Com esta nova regra, o WMP
espreitou-se pela surdina dos anos, mas nunca saiu de atividade. Cansei de
contar a noites em que não conseguia dormir e ia pesquisar no Google coisas
como ‘’qual a cor favorita de Winona Ryder?’’ ou ‘’Winona Ryder fala
português?’’ ou das horas imensas que gastei riscando e rabiscando uma carta
que lhe enviaria quando eu completasse dezoito anos (na minha cabeça, a carta
teria que ser enviada com esta idade, pois com dezoito anos nenhum empecilho
legal ficaria no nosso caminho. Preciso dizer que eu achava que ela
aceitaria?).
Entretanto, foi justamente com
dezoito anos que, um dia, decidi jogar a toalha:
- Cara, desisto. Eu nunca vou
conhecer a Winona mesmo.
- Tá maluco, seu idiota? –
respondeu minha versão de doze ou treze anos- Nós não prometemos amar a Winona
eternamente? É isso, então? Você vai trair o WMP?

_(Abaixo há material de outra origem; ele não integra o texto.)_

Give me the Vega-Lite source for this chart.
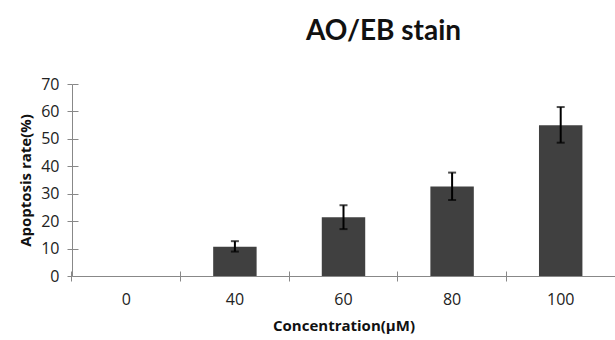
{
  "$schema": "https://vega.github.io/schema/vega-lite/v6.json",
  "width": 543,
  "height": 192,
  "autosize": {"type": "none"},
  "padding": {"left": 72, "top": 84, "right": 0, "bottom": 64},
  "background": "white",
  "title": {
    "text": "AO/EB stain",
    "font": "Lato",
    "fontSize": 28,
    "fontWeight": "bold",
    "color": "#111111",
    "dx": 40,
    "offset": 30
  },
  "data": {
    "values": [
      {"conc": "0", "rate": 0, "lo": 0, "hi": 0},
      {"conc": "40", "rate": 10.7, "lo": 8.9, "hi": 12.7},
      {"conc": "60", "rate": 21.4, "lo": 17.1, "hi": 25.8},
      {"conc": "80", "rate": 32.6, "lo": 27.7, "hi": 37.7},
      {"conc": "100", "rate": 55.0, "lo": 48.6, "hi": 61.6}
    ]
  },
  "config": {
    "view": {"stroke": null},
    "axis": {
      "labelFont": "Open Sans",
      "titleFont": "Open Sans",
      "labelColor": "#222222",
      "titleColor": "#111111",
      "domainColor": "#888888",
      "tickColor": "#888888",
      "grid": false
    },
    "axisY": {
      "titleFontSize": 15,
      "titleFontWeight": "bold",
      "titlePadding": 7,
      "labelFontSize": 16,
      "labelPadding": 8,
      "labelOverlap": false,
      "tickSize": 5
    }
  },
  "resolve": {"axis": {"x": "independent", "y": "independent"}},
  "layer": [
    {
      "mark": {"type": "bar", "color": "#404040"},
      "encoding": {
        "x": {
          "field": "conc",
          "type": "nominal",
          "sort": ["0", "40", "60", "80", "100"],
          "scale": {"paddingInner": 0.6, "paddingOuter": 0.3},
          "axis": {
            "orient": "bottom",
            "title": "Concentration(μM)",
            "titleFontSize": 15,
            "titleFontWeight": "bold",
            "titlePadding": 11,
            "labelFontSize": 16,
            "labelAngle": 0,
            "labelPadding": 10,
            "bandPosition": -0.75,
            "tickSize": 5
          }
        },
        "y": {
          "field": "rate",
          "type": "quantitative",
          "scale": {"domain": [0, 70]},
          "axis": {"orient": "left", "title": "Apoptosis rate(%)", "values": [0, 10, 20, 30, 40, 50, 60, 70]}
        }
      }
    },
    {
      "mark": {"type": "bar", "opacity": 0},
      "encoding": {
        "x": {
          "field": "conc",
          "type": "nominal",
          "sort": ["0", "40", "60", "80", "100"],
          "axis": {"orient": "bottom", "title": null, "labels": false, "domain": false, "bandPosition": -0.75, "tickSize": -5}
        },
        "y": {
          "field": "rate",
          "type": "quantitative",
          "axis": {"orient": "left", "title": null, "labels": false, "domain": false, "values": [0, 10, 20, 30, 40, 50, 60, 70], "tickSize": -6}
        }
      }
    },
    {
      "transform": [{"filter": "datum.rate > 0"}],
      "mark": {"type": "rule", "color": "#000000", "strokeWidth": 2},
      "encoding": {
        "x": {"field": "conc", "type": "nominal", "sort": ["0", "40", "60", "80", "100"], "axis": null},
        "y": {"field": "lo", "type": "quantitative", "axis": null},
        "y2": {"field": "hi"}
      }
    },
    {
      "transform": [{"filter": "datum.rate > 0"}],
      "mark": {"type": "tick", "color": "#000000", "thickness": 2, "size": 8, "orient": "horizontal"},
      "encoding": {
        "x": {"field": "conc", "type": "nominal", "sort": ["0", "40", "60", "80", "100"], "axis": null},
        "y": {"field": "lo", "type": "quantitative", "axis": null}
      }
    },
    {
      "transform": [{"filter": "datum.rate > 0"}],
      "mark": {"type": "tick", "color": "#000000", "thickness": 2, "size": 8, "orient": "horizontal"},
      "encoding": {
        "x": {"field": "conc", "type": "nominal", "sort": ["0", "40", "60", "80", "100"], "axis": null},
        "y": {"field": "hi", "type": "quantitative", "axis": null}
      }
    }
  ]
}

- Não, cara, não é nada disso, só
acho muito difícil isso tudo se concretizar. Ela nem mesmo sabe que eu existo!
- E daí? – retrucou eu mesmo,
categoricamente- Os dinossauros também nunca vão saber que a gente existe e
ainda assim os amamos. Você vai abandonar os dinossauros, também, agora?
- Tá maluco, é? Jamais!
O argumento utilizado pela minha
versão mais jovem foi soberano: eu jamais desistiria de Winona. Entretanto,
preciso admitir, tivemos nossas crises:
- Ah, então é isso, né? Você vai
mesmo me trocar por essa tal de Natalie ‘’Portway’’?
- ‘’Man’’, é ‘’Portman’’. –
respondia eu para minha projeção imaginária de Winona
- Você vai mesmo me corrigir?
- Desculpa, amor. Eu jamais te
trocaria, você sabe.
Mesmo com crises, amor verdadeiro
é aquele que perdura. Winona continua sendo minha musa inspiradora e o WMP
continua em atividade, porém funcionando em períodos sabáticos. Ainda assim,
ninguém pode entrar nele, regras são regras. A obsessão, aliás, foi controlada:
não há mais pesquisas no Google sobre como virar um ator de Hollywood durante a
madrugada. A obsessão hoje se limita ao rosto de Winona no plano de fundo do
meu celular, mas até que ponto isso poderia ser uma obsessão, não é mesmo?